These Are Melbourne’s 10 Hardest Suburbs To Find A Rental In As Vacancy Rates Plummet

The stats are in for which Melbourne suburbs are the hardest to find a rental in, as Australia continues to suffer a rental crisis

Rentals in the city are reaching crisis point with the fewest rentals available in Heathmont in the Melbourne’s east, according to data released by InvestorKit.

Hardest Melbourne Suburbs To Rent

  1. Heathmont
  2. Mulgrave
  3. Mooroolbark
  4. Rosanna
  5. Croydon North
  6. MacLeod
  7. Oakleigh South
  8. Scoresby
  9. Oak Park
  10. Gladstone Park

It comes as Australia has hit a record low vacancy rate of just 0.9 per cent. As a result, rents are skyrocketing and share house popularity is exploding as people seek more affordable ways to live.

Founder and head of research Arjun Paliwal told that Victoria’s “investor-bashing policies” were scaring property investors away, leading to less available rental homes and higher competition among renters.

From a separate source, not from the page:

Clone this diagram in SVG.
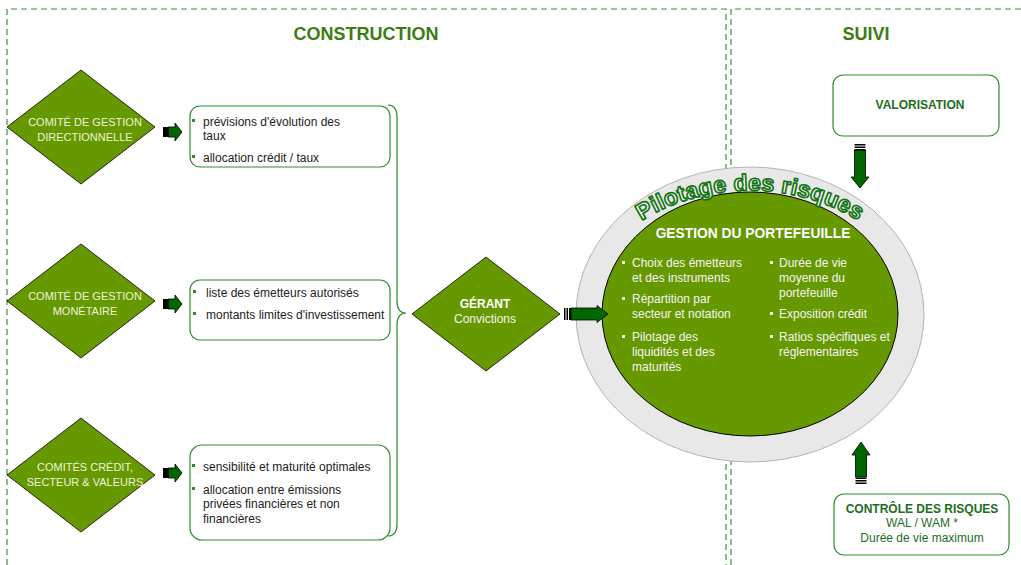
<svg xmlns="http://www.w3.org/2000/svg" xmlns:xlink="http://www.w3.org/1999/xlink" width="1021" height="565" viewBox="0 0 1021 565">
<style>
  text { font-family: "Liberation Sans", Arial, sans-serif; }
  .frame { fill: none; stroke: #3a8f3a; stroke-width: 1.2; stroke-dasharray: 6 4; }
  .title { font-size: 18px; font-weight: bold; fill: #3b7d10; text-anchor: middle; }
  .dia { fill: #669900; stroke: #000; stroke-width: 0.8; }
  .diat { font-size: 11px; fill: #eef2dc; text-anchor: middle; }
  .box { fill: #fff; stroke: #2e8b2e; stroke-width: 1.2; }
  .bt { font-size: 12px; fill: #222; }
  .bul { fill: #2e8b2e; }
  .wt { font-size: 12px; fill: #f4f4f4; }
  .wbul { fill: #f4f4f4; }
  .arr { fill: #006600; stroke: #000; stroke-width: 0.8; }
  .gt { fill: #1c6e1c; text-anchor: middle; font-size: 12px; }
  .pil { font-family: "Liberation Sans", Arial, sans-serif; font-size: 23px; font-weight: bold; letter-spacing: 0.2px; fill: #fff; stroke: #157515; stroke-width: 1.7; stroke-linejoin: round; }
</style>
<defs>
  <g id="arrowR">
    <path d="M5,-5 H12 V-9 L19,0 L12,9 V5 H5 Z" fill="#006600" stroke="#000" stroke-width="0.8"/>
    <rect x="0" y="-5" width="5.5" height="10" fill="#000"/>
  </g>
  <path id="arc" d="M640,222 A167,127 0 0,1 860,222"/>
</defs>
<rect width="1021" height="565" fill="#fff"/>

<g id="frames">
  <path class="frame" d="M7,565 V9 H726 V565"/>
  <path class="frame" d="M731,565 V9 H1021"/>
  <text class="title" x="366" y="40">CONSTRUCTION</text>
  <text class="title" x="866" y="40">SUIVI</text>
</g>

<g id="comite-directionnel">
  <polygon class="dia" points="7,127 81,70 155,127 81,184"/>
  <text class="diat" x="85" y="126">COMITÉ DE GESTION</text>
  <text class="diat" x="85" y="141">DIRECTIONNELLE</text>
</g>
<g id="comite-monetaire">
  <polygon class="dia" points="7,301 81,244 155,301 81,358"/>
  <text class="diat" x="85" y="300">COMITÉ DE GESTION</text>
  <text class="diat" x="85" y="315">MONÉTAIRE</text>
</g>
<g id="comites-credit">
  <polygon class="dia" points="7,475 81,418 155,475 81,532"/>
  <text class="diat" x="85" y="471">COMITÉS CRÉDIT,</text>
  <text class="diat" x="85" y="486">SECTEUR &amp; VALEURS</text>
</g>

<g id="box-directionnel">
  <rect class="box" x="190" y="106" width="200" height="61" rx="10"/>
  <rect class="bul" x="192" y="119" width="3" height="3"/>
  <text class="bt" x="203" y="126">prévisions d'évolution des</text>
  <text class="bt" x="203" y="140">taux</text>
  <rect class="bul" x="192" y="155" width="3" height="3"/>
  <text class="bt" x="203" y="162">allocation crédit / taux</text>
</g>
<g id="box-monetaire">
  <rect class="box" x="190" y="280" width="200" height="60" rx="10"/>
  <rect class="bul" x="193" y="290" width="3" height="3"/>
  <text class="bt" x="206" y="297">liste des émetteurs autorisés</text>
  <rect class="bul" x="193" y="312" width="3" height="3"/>
  <text class="bt" x="206" y="319">montants limites d'investissement</text>
</g>
<g id="box-credit">
  <rect class="box" x="190" y="445" width="200" height="95" rx="12"/>
  <rect class="bul" x="192" y="464" width="3" height="3"/>
  <text class="bt" x="203" y="471">sensibilité et maturité optimales</text>
  <rect class="bul" x="192" y="487" width="3" height="3"/>
  <text class="bt" x="203" y="494">allocation entre émissions</text>
  <text class="bt" x="203" y="508">privées financières et non</text>
  <text class="bt" x="203" y="523">financières</text>
</g>

<g id="gerant">
  <polygon class="dia" points="412,314 486,257 560,314 486,371"/>
  <text x="485" y="308" font-size="12" font-weight="bold" fill="#fff" text-anchor="middle">GÉRANT</text>
  <text x="485" y="323" font-size="12" fill="#f4f4f4" text-anchor="middle">Convictions</text>
</g>

<g id="gestion-portefeuille">
  <ellipse cx="750" cy="314.5" rx="174" ry="147.5" fill="#e8e8e8" stroke="#b4b4b4" stroke-width="1"/>
  <ellipse cx="750" cy="314" rx="148" ry="122" fill="#669900" stroke="#000" stroke-width="1"/>
  <text class="pil"><textPath xlink:href="#arc" href="#arc" startOffset="2">Pilotage des risques</textPath></text>
  <text x="753" y="238" font-size="13.8" font-weight="bold" fill="#fff" text-anchor="middle">GESTION DU PORTEFEUILLE</text>
  <rect class="wbul" x="622" y="261" width="3" height="3"/>
  <text class="wt" x="632" y="267">Choix des émetteurs</text>
  <text class="wt" x="632" y="282">et des instruments</text>
  <rect class="wbul" x="622" y="297" width="3" height="3"/>
  <text class="wt" x="632" y="303">Répartition par</text>
  <text class="wt" x="632" y="318">secteur et notation</text>
  <rect class="wbul" x="622" y="335" width="3" height="3"/>
  <text class="wt" x="632" y="341">Pilotage des</text>
  <text class="wt" x="632" y="356">liquidités et des</text>
  <text class="wt" x="632" y="371">maturités</text>
  <rect class="wbul" x="770" y="261" width="3" height="3"/>
  <text class="wt" x="779" y="267">Durée de vie</text>
  <text class="wt" x="779" y="282">moyenne du</text>
  <text class="wt" x="779" y="297">portefeuille</text>
  <rect class="wbul" x="770" y="312" width="3" height="3"/>
  <text class="wt" x="779" y="318">Exposition crédit</text>
  <rect class="wbul" x="770" y="335" width="3" height="3"/>
  <text class="wt" x="779" y="341">Ratios spécifiques et</text>
  <text class="wt" x="779" y="356">réglementaires</text>
</g>

<g id="valorisation">
  <rect class="box" x="833" y="75" width="166" height="61" rx="10"/>
  <text class="gt" x="920" y="109" font-weight="bold">VALORISATION</text>
</g>

<g id="controle-risques">
  <rect class="box" x="834" y="494" width="175" height="61" rx="10"/>
  <text class="gt" x="922" y="513" font-weight="bold">CONTRÔLE DES RISQUES</text>
  <text class="gt" x="922" y="527" fill="#2e8b2e">WAL / WAM *</text>
  <text class="gt" x="922" y="542">Durée de vie maximum</text>
</g>

<g id="connectors">
  <path d="M388,105 Q397,105 397,117 V301 Q397,313 406,313 Q397,313 397,325 V524 Q397,536 388,536" fill="none" stroke="#2e8b2e" stroke-width="1.2"/>
  <use xlink:href="#arrowR" href="#arrowR" x="163" y="132"/>
  <use xlink:href="#arrowR" href="#arrowR" x="163" y="304"/>
  <use xlink:href="#arrowR" href="#arrowR" x="163" y="473"/>
  <g>
    <path class="arr" d="M571,308 H597 V305.5 L608,314 L597,322.5 V320 H571 Z"/>
    <rect x="564" y="308" width="1.5" height="12" fill="#000"/>
    <rect x="566.5" y="308" width="1.5" height="12" fill="#000"/>
    <rect x="569" y="308" width="2" height="12" fill="#000"/>
  </g>
  <g>
    <path class="arr" d="M854.5,150 V177 H851 L860,188 L869,177 H865.5 V150 Z"/>
    <rect x="854.5" y="144" width="11" height="1.5" fill="#000"/>
    <rect x="854.5" y="146.5" width="11" height="1.5" fill="#000"/>
    <rect x="854.5" y="149" width="11" height="1.5" fill="#000"/>
  </g>
  <g>
    <path class="arr" d="M855.5,477 V455 H852 L861,442 L870,455 H866.5 V477 Z"/>
    <rect x="855.5" y="477.5" width="11" height="1.5" fill="#000"/>
    <rect x="855.5" y="480" width="11" height="1.5" fill="#000"/>
    <rect x="855.5" y="482.5" width="11" height="1.5" fill="#000"/>
  </g>
</g>
</svg>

However, speaking to PEDESTRIAN.TV, New South Wales Renters Union CEO Leo Patterson Ross said investing in Australia was already incredibly easy, and loosening rules would not help to the ease the crisis.

“We’ve got policies in place that cover rental losses ahead of time,” he said.

“We give away incentives without asking for anything in return. Fundamentally we need to change the approach of investing.

“Investors have got to realise that this is an essential service, in the same we we don’t invest in energy or water with the idea that profits will override an essential service.”

He said banks sought a fast turnover of houses and people expected profits in just a few years, however they needed to be encouraged to hold onto investment properties for more time.

Patterson Ross also suggested increasing housing supply was only part of the solution.

“We need a range of strategies, yes we need to build in cities and suburbs well supported by public transport, but that is just part of responding to the population’s needs.

“What will inevitably happen if we focus on supply alone is prices will drop and it will change the attractiveness to developers and individual investors.”

Patterson Ross said there needed to be a regulatory response that made renting a more stable, long-term option, saying many people were forced into homeownership.

He said if the rental system was designed to be more attractive, more people would choose to remain renters and housing market pressure would ease.